# TASK OBJECTIVE:
Do not carry the pictures over; copy every other part of the entries exactly.

# Charts and diagrams as code:
/---
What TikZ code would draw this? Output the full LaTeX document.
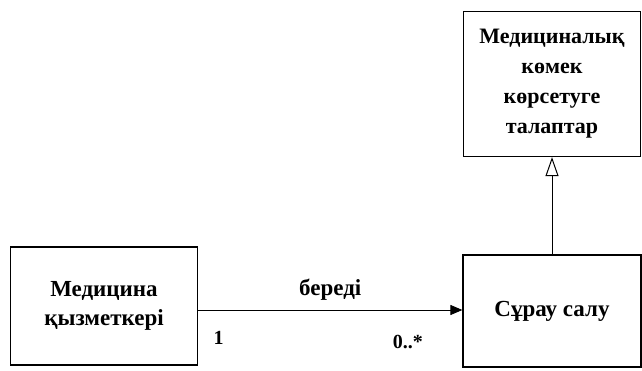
\documentclass[tikz,border=0pt]{standalone}
\usepackage{fontspec}
\setmainfont{Liberation Serif}
\usetikzlibrary{arrows.meta, positioning}

\begin{document}
\begin{tikzpicture}[
    x=1pt, y=-1pt,
    >=Stealth,
    font=\fontsize{23}{29}\selectfont\bfseries,
    classbox/.style={
        draw, line width=1.2pt,
        align=center, inner sep=4pt
    },
    assocarrow/.style={
        -{Triangle[length=12pt,width=10pt]},
        line width=1pt
    },
    genarrow/.style={
        -{Triangle[open,length=19pt,width=13pt]},
        line width=1pt
    },
    multlabel/.style={font=\fontsize{20}{22}\selectfont\bfseries},
]
\useasboundingbox (0,0) rectangle (642,371);

% ============================================================
%  CLASSES
% ============================================================
\node[classbox, minimum width=177pt, minimum height=145pt,
      font=\fontsize{22}{30}\selectfont\bfseries] (demands) at (552,84)
    {Медициналық\\көмек\\көрсетуге\\талаптар};

\node[classbox, minimum width=187pt, minimum height=118pt] (worker) at (104,306)
    {Медицина\\қызметкері};

\node[classbox, minimum width=178pt, minimum height=112pt] (request) at (552,311)
    {Сұрау салу};

% ============================================================
%  CONNECTORS
% ============================================================
\draw[assocarrow] (worker.east |- 0,310) coordinate (assocStart)
    -- node[above=6pt] (verb) {береді}
    (request.west |- assocStart);

\node[multlabel, below right=18pt and 12pt of assocStart] (multOne) {1};
\node[multlabel, below left=22pt and 36pt of request.west |- assocStart] (multMany) {0..*};

\draw[genarrow] (request.north) -- (demands.south);

\end{tikzpicture}
\end{document}
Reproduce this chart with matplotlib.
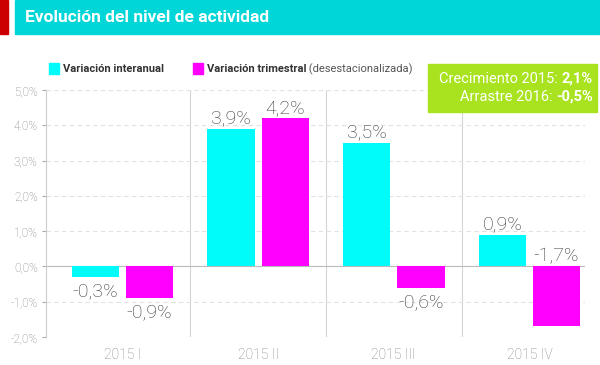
import matplotlib
matplotlib.use('Agg')
import matplotlib.pyplot as plt
from matplotlib.patches import Rectangle

# datos
trimestres = ['2015 I', '2015 II', '2015 III', '2015 IV']
interanual = [-0.3, 3.9, 3.5, 0.9]
trimestral = [-0.9, 4.2, -0.6, -1.7]
yticks = [-2, -1, 0, 1, 2, 3, 4, 5]
ytick_labels = ['-2,0%', '-1,0%', '0,0%', '1,0%', '2,0%', '3,0%', '4.0%', '5,0%']

titulo = 'Evolución del nivel de actividad'
serie1 = 'Variación interanual'
serie2 = ('Variación trimestral', ' (desestacionalizada)')
crecimiento = ('Crecimiento 2015: ', '2,1%')
arrastre = ('Arrastre 2016: ', '-0,5%')

CIAN = '#00fbfb'
MAGENTA = '#ff00ff'
VERDE = '#a9e21e'
GRIS = '#383838'

FUENTE = ['Roboto', 'DejaVu Sans']

fig = plt.figure(figsize=(6, 3.65), dpi=100)
W, H = 600, 365

def fx(px):
    return px / W

def fy(py):
    return 1 - py / H

# cabecera
fig.patches.append(Rectangle((0, fy(34)), fx(8), 34 / H, transform=fig.transFigure,
                             color='#cc0000', zorder=0))
fig.patches.append(Rectangle((fx(15), fy(34)), 1 - fx(15), 34 / H, transform=fig.transFigure,
                             color='#00d6d8', zorder=0))
fig.text(fx(25), fy(18), titulo, color='white', fontsize=12.5, fontweight='bold',
         family=FUENTE, va='center', ha='left')

ax = fig.add_axes([fx(46), fy(337), fx(585 - 46), 247 / H])
x = list(range(len(trimestres)))
ancho = 0.35
off = 0.2
ax.bar([i - off for i in x], interanual, ancho, color=CIAN, zorder=3)
ax.bar([i + off for i in x], trimestral, ancho, color=MAGENTA, zorder=3)

ax.set_xlim(-0.565, 3.41)
ax.set_ylim(-2, 5)
ax.set_yticks(yticks)
ax.set_yticklabels(ytick_labels, color='#808080', fontsize=8.5, family=FUENTE,
                   fontweight='light')
ax.set_xticks(x)
ax.set_xticklabels(trimestres, color='#808080', fontsize=10, family=FUENTE,
                   fontweight='light')
ax.tick_params(axis='x', length=0, pad=8)
ax.tick_params(axis='y', length=3, color='#aaaaaa', pad=3)
for s in ['top', 'right', 'bottom']:
    ax.spines[s].set_visible(False)
ax.spines['left'].set_color('#cccccc')
ax.yaxis.grid(True, linestyle=(0, (4, 3)), color='#e2e2e2', linewidth=0.8, zorder=0)
ax.axhline(0, color='#bbbbbb', linewidth=0.8, zorder=2)
for sep in [0.5, 1.5, 2.5]:
    ax.axvline(sep, color='#d5d5d5', linewidth=0.8, zorder=1)

def fmt(v):
    return f'{v:.1f}%'.replace('.', ',')

for serie, pos in [(interanual, -off), (trimestral, off)]:
    for i, v in enumerate(serie):
        if v >= 0 or (i == 3 and pos > 0):
            yy = max(v, 0)
            ax.annotate(fmt(v), (i + pos, yy), xytext=(0, 1), textcoords='offset points',
                        ha='center', va='bottom', fontsize=14, color=GRIS,
                        family=FUENTE, fontweight='light', zorder=4)
        else:
            ax.annotate(fmt(v), (i + pos, v), xytext=(0, -4), textcoords='offset points',
                        ha='center', va='top', fontsize=14, color=GRIS,
                        family=FUENTE, fontweight='light', zorder=4)

# leyenda
fig.patches.append(Rectangle((fx(49), fy(74)), fx(10), 11 / H, transform=fig.transFigure,
                             color=CIAN))
fig.patches.append(Rectangle((fx(193), fy(74)), fx(10), 11 / H, transform=fig.transFigure,
                             color=MAGENTA))
fig.text(fx(63), fy(69), serie1, fontsize=8, fontweight='bold', color='#333333',
         family=FUENTE, va='center')
t_b = fig.text(fx(207), fy(69), serie2[0], fontsize=8, fontweight='bold', color='#333333',
               family=FUENTE, va='center')

# recuadro verde
fig.patches.append(Rectangle((fx(428), fy(112)), 1 - fx(428) - fx(3), 48 / H,
                             transform=fig.transFigure, color=VERDE))
v1 = fig.text(fx(593), fy(79), crecimiento[1], fontsize=10.5, fontweight='bold', color='white',
              family=FUENTE, ha='right', va='center')
v2 = fig.text(fx(593), fy(97), arrastre[1], fontsize=10.5, fontweight='bold', color='white',
              family=FUENTE, ha='right', va='center')

fig.canvas.draw()
r = fig.canvas.get_renderer()
inv = fig.transFigure.inverted()
bb = t_b.get_window_extent(r)
fig.text(inv.transform((bb.x1, 0))[0], fy(69), serie2[1], fontsize=8, color='#555555',
         family=FUENTE, va='center')
for vt, lab, yy in [(v1, crecimiento[0], 79), (v2, arrastre[0], 97)]:
    bb = vt.get_window_extent(r)
    fig.text(inv.transform((bb.x0, 0))[0], fy(yy), lab, fontsize=10.5, color='white',
             family=FUENTE, ha='right', va='center')

fig.savefig('out.png', dpi=100)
\---
# PROBLEM SOLUTION:
What TikZ code would draw this? Output the full LaTeX document.
\documentclass[tikz,border=0pt]{standalone}
\usepackage{fontspec}
\setmainfont{Liberation Serif}
\usetikzlibrary{arrows.meta, positioning}

\begin{document}
\begin{tikzpicture}[
    x=1pt, y=-1pt,
    >=Stealth,
    font=\fontsize{23}{29}\selectfont\bfseries,
    classbox/.style={
        draw, line width=1.2pt,
        align=center, inner sep=4pt
    },
    assocarrow/.style={
        -{Triangle[length=12pt,width=10pt]},
        line width=1pt
    },
    genarrow/.style={
        -{Triangle[open,length=19pt,width=13pt]},
        line width=1pt
    },
    multlabel/.style={font=\fontsize{20}{22}\selectfont\bfseries},
]
\useasboundingbox (0,0) rectangle (642,371);

% ============================================================
%  CLASSES
% ============================================================
\node[classbox, minimum width=177pt, minimum height=145pt,
      font=\fontsize{22}{30}\selectfont\bfseries] (demands) at (552,84)
    {Медициналық\\көмек\\көрсетуге\\талаптар};

\node[classbox, minimum width=187pt, minimum height=118pt] (worker) at (104,306)
    {Медицина\\қызметкері};

\node[classbox, minimum width=178pt, minimum height=112pt] (request) at (552,311)
    {Сұрау салу};

% ============================================================
%  CONNECTORS
% ============================================================
\draw[assocarrow] (worker.east |- 0,310) coordinate (assocStart)
    -- node[above=6pt] (verb) {береді}
    (request.west |- assocStart);

\node[multlabel, below right=18pt and 12pt of assocStart] (multOne) {1};
\node[multlabel, below left=22pt and 36pt of request.west |- assocStart] (multMany) {0..*};

\draw[genarrow] (request.north) -- (demands.south);

\end{tikzpicture}
\end{document}
Reproduce this chart with matplotlib.
import matplotlib
matplotlib.use('Agg')
import matplotlib.pyplot as plt
from matplotlib.patches import Rectangle

# datos
trimestres = ['2015 I', '2015 II', '2015 III', '2015 IV']
interanual = [-0.3, 3.9, 3.5, 0.9]
trimestral = [-0.9, 4.2, -0.6, -1.7]
yticks = [-2, -1, 0, 1, 2, 3, 4, 5]
ytick_labels = ['-2,0%', '-1,0%', '0,0%', '1,0%', '2,0%', '3,0%', '4.0%', '5,0%']

titulo = 'Evolución del nivel de actividad'
serie1 = 'Variación interanual'
serie2 = ('Variación trimestral', ' (desestacionalizada)')
crecimiento = ('Crecimiento 2015: ', '2,1%')
arrastre = ('Arrastre 2016: ', '-0,5%')

CIAN = '#00fbfb'
MAGENTA = '#ff00ff'
VERDE = '#a9e21e'
GRIS = '#383838'

FUENTE = ['Roboto', 'DejaVu Sans']

fig = plt.figure(figsize=(6, 3.65), dpi=100)
W, H = 600, 365

def fx(px):
    return px / W

def fy(py):
    return 1 - py / H

# cabecera
fig.patches.append(Rectangle((0, fy(34)), fx(8), 34 / H, transform=fig.transFigure,
                             color='#cc0000', zorder=0))
fig.patches.append(Rectangle((fx(15), fy(34)), 1 - fx(15), 34 / H, transform=fig.transFigure,
                             color='#00d6d8', zorder=0))
fig.text(fx(25), fy(18), titulo, color='white', fontsize=12.5, fontweight='bold',
         family=FUENTE, va='center', ha='left')

ax = fig.add_axes([fx(46), fy(337), fx(585 - 46), 247 / H])
x = list(range(len(trimestres)))
ancho = 0.35
off = 0.2
ax.bar([i - off for i in x], interanual, ancho, color=CIAN, zorder=3)
ax.bar([i + off for i in x], trimestral, ancho, color=MAGENTA, zorder=3)

ax.set_xlim(-0.565, 3.41)
ax.set_ylim(-2, 5)
ax.set_yticks(yticks)
ax.set_yticklabels(ytick_labels, color='#808080', fontsize=8.5, family=FUENTE,
                   fontweight='light')
ax.set_xticks(x)
ax.set_xticklabels(trimestres, color='#808080', fontsize=10, family=FUENTE,
                   fontweight='light')
ax.tick_params(axis='x', length=0, pad=8)
ax.tick_params(axis='y', length=3, color='#aaaaaa', pad=3)
for s in ['top', 'right', 'bottom']:
    ax.spines[s].set_visible(False)
ax.spines['left'].set_color('#cccccc')
ax.yaxis.grid(True, linestyle=(0, (4, 3)), color='#e2e2e2', linewidth=0.8, zorder=0)
ax.axhline(0, color='#bbbbbb', linewidth=0.8, zorder=2)
for sep in [0.5, 1.5, 2.5]:
    ax.axvline(sep, color='#d5d5d5', linewidth=0.8, zorder=1)

def fmt(v):
    return f'{v:.1f}%'.replace('.', ',')

for serie, pos in [(interanual, -off), (trimestral, off)]:
    for i, v in enumerate(serie):
        if v >= 0 or (i == 3 and pos > 0):
            yy = max(v, 0)
            ax.annotate(fmt(v), (i + pos, yy), xytext=(0, 1), textcoords='offset points',
                        ha='center', va='bottom', fontsize=14, color=GRIS,
                        family=FUENTE, fontweight='light', zorder=4)
        else:
            ax.annotate(fmt(v), (i + pos, v), xytext=(0, -4), textcoords='offset points',
                        ha='center', va='top', fontsize=14, color=GRIS,
                        family=FUENTE, fontweight='light', zorder=4)

# leyenda
fig.patches.append(Rectangle((fx(49), fy(74)), fx(10), 11 / H, transform=fig.transFigure,
                             color=CIAN))
fig.patches.append(Rectangle((fx(193), fy(74)), fx(10), 11 / H, transform=fig.transFigure,
                             color=MAGENTA))
fig.text(fx(63), fy(69), serie1, fontsize=8, fontweight='bold', color='#333333',
         family=FUENTE, va='center')
t_b = fig.text(fx(207), fy(69), serie2[0], fontsize=8, fontweight='bold', color='#333333',
               family=FUENTE, va='center')

# recuadro verde
fig.patches.append(Rectangle((fx(428), fy(112)), 1 - fx(428) - fx(3), 48 / H,
                             transform=fig.transFigure, color=VERDE))
v1 = fig.text(fx(593), fy(79), crecimiento[1], fontsize=10.5, fontweight='bold', color='white',
              family=FUENTE, ha='right', va='center')
v2 = fig.text(fx(593), fy(97), arrastre[1], fontsize=10.5, fontweight='bold', color='white',
              family=FUENTE, ha='right', va='center')

fig.canvas.draw()
r = fig.canvas.get_renderer()
inv = fig.transFigure.inverted()
bb = t_b.get_window_extent(r)
fig.text(inv.transform((bb.x1, 0))[0], fy(69), serie2[1], fontsize=8, color='#555555',
         family=FUENTE, va='center')
for vt, lab, yy in [(v1, crecimiento[0], 79), (v2, arrastre[0], 97)]:
    bb = vt.get_window_extent(r)
    fig.text(inv.transform((bb.x0, 0))[0], fy(yy), lab, fontsize=10.5, color='white',
             family=FUENTE, ha='right', va='center')

fig.savefig('out.png', dpi=100)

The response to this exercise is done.